As central banks lose authority, might credit-rating agencies play the watchdog role? By acting swiftly to downgrade debt, they would constrain companies (and countries) from borrowing too much. But the agencies tend to lean with the wind, rather than against it. They upgrade debt when the economy is booming and downgrade it when recession strikes. If the central banks do eventually slam on the brakes, therefore, the rating agencies will only exacerbate the downturn. As asset ratings fall, investors will be forced to sell their holdings and credit will be withdrawn from the system. Thanks to the financial markets, central banks now struggle to police the economy. But this may imply that the bust, when it comes, is as hard to control as the boom that preceded it.
The sub prime situation is in fact a good "case in point" example of this process at work. And after the agencies themselves admit the problems were worse than previously anticipated, then the markets, predictably, also over-react. So the question I am asking is, would we all now really like to see this situation replicated in the case of the Italian debt problem, or the Baltic overheating issue? Would we, or the EU Commission, be happy with the outcome?
I think in this kind of area it is better not to tempt fate, or call on others to do what you are not prepared to do yourself. In the event that the Italian government is one day forced to default on its sovereign debt, will we be holding the European Commission itself responsible in the way that they would now try to point the finger at Standard and Poor's or Moody's? The root of the problem here is that the EU itself needs to be able to make accurate and clear assessments of the underlying issues involved on its own account, and to develop the capacity to face up to difficult decisions, take them, and then make them stick, rather than simply fudging everything in an ongoing process of political "deals" and horse trading. Nor is it a solution, when the going gets really tough, to outsource responsibility to agencies which really are neither designed for, or adequate to, the task in hand.
Bloomberg also has a timely piece on the background to the whole constant proportion debt obligations situation. And note this:
The legacy built by John Moody and Henry Varnum Poor a century or more ago is being tarnished by losses on securities linked to everything from subprime mortgages that the firms failed to downgrade before it was too late to high-yield, high- risk loans. Bonds backed by mortgages to people with poor credit fell by more than 50 cents on the dollar in June before the companies started to slash their ratings.

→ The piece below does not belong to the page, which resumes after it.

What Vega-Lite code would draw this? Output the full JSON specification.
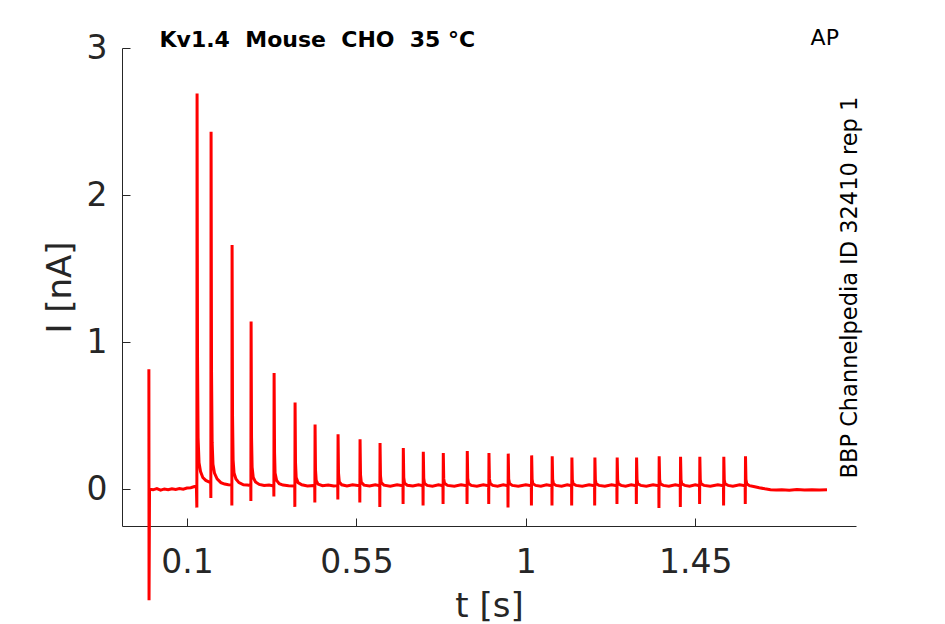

Ratings firms ``used to be seen as good, objective folks dressed in white, who you could count on to give reliable opinions,'' said Christopher Whalen, an analyst at Institutional Risk Analytics, a research firm in Hawthorne, California, that writes software for auditors to determine if banks are accurately valuing their assets. ``But when they got involved in structuring and pricing these deals, I think they crossed the line. They have lost a lot of credibility.''
I think this is the point. Too much importance and pressure has been placed on these agencies, can they really be blamed to such an extent when it turns out they can't hack it? We need to think carefully about the sovereign debt issue in the context of steadily ageing populations. Other mechanisms have to be found.